= Hyrieus =

King in Greek mythology

In Greek mythology, Hyrieus (/ˈhɪriˌuːs/; Ὑριεύς) was the eponym of Hyria in Boeotia, where he dwelt and where Orion (see below) was born; some sources though place him either in Thrace or on Chios. Most accounts speak of him as a king, although Ovid and Nonnus portray him as a peasant.

== Family ==
Hyrieus was the son of Alcyone and Poseidon, brother of Hyperenor and Aethusa. By the nymph Clonia, he became the father of Nycteus and Lycus. According to later sources, Hyrieus was also the father of Orion, but according to Ovid, his wife had died childless. According to the 12th-century Byzantine scholar Eustathius, Hyrieus was the father of the nymph Histiaea.

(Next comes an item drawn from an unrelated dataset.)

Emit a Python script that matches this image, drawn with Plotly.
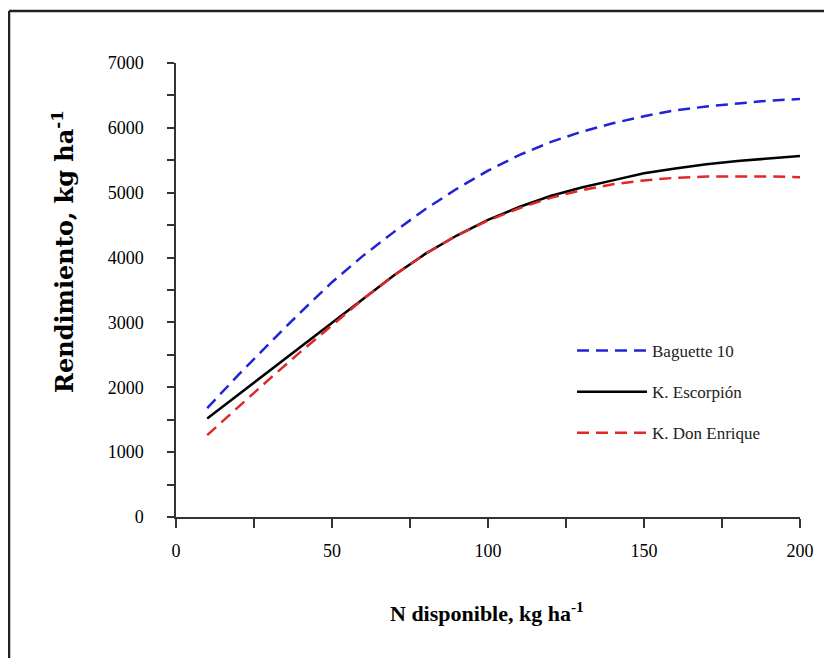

One source calls Hyrieus the father of Crinacus, father of King Macareus of Lesbos.

== Mythology ==

=== Treasury ===
Hyrieus hired Trophonius and Agamedes to build a treasure chamber for him but they also built a secret entrance to it, so that the treasury was easily accessible by removing just one stone from the outside. Using the secret entrance, they would come and steal some of Hyrieus' possessions. He was dumbfounded at discovering that his fortune was diminishing while the locks and seals remained intact; to catch the thief, he laid a snare. Agamedes was trapped in it; Trophonius cut off his brother's head so that Hyrieus would never know the thief's identity, and himself disappeared in a chasm of the earth.

=== Orion ===
Some speak of Hyrieus as Orion's natural father; others relate that he was childless and a widower and became (technically) adoptive father of Orion via the following circumstances. He was visited by Zeus and Hermes (some add Poseidon), who, to express gratitude for his hospitality, promised him to fulfill a wish of his; he said that he wanted children. The gods filled a sacrificial bull's hide with their urine, then told Hyrieus to bury it. Nine months later, Hyrieus found a newborn baby boy inside and named him Orion; Roman authors thought of the Latin word urina "urine" as an etymon for Orion's name (though actually his name is obviously not of Latin origin). Nonnus, on account of this story, refers to Orion as "having three fathers" and to Gaea (Earth) as his mother.

=== Other myths ===
Hyrieus was said to have expelled Euonymus from the temple of Apollo.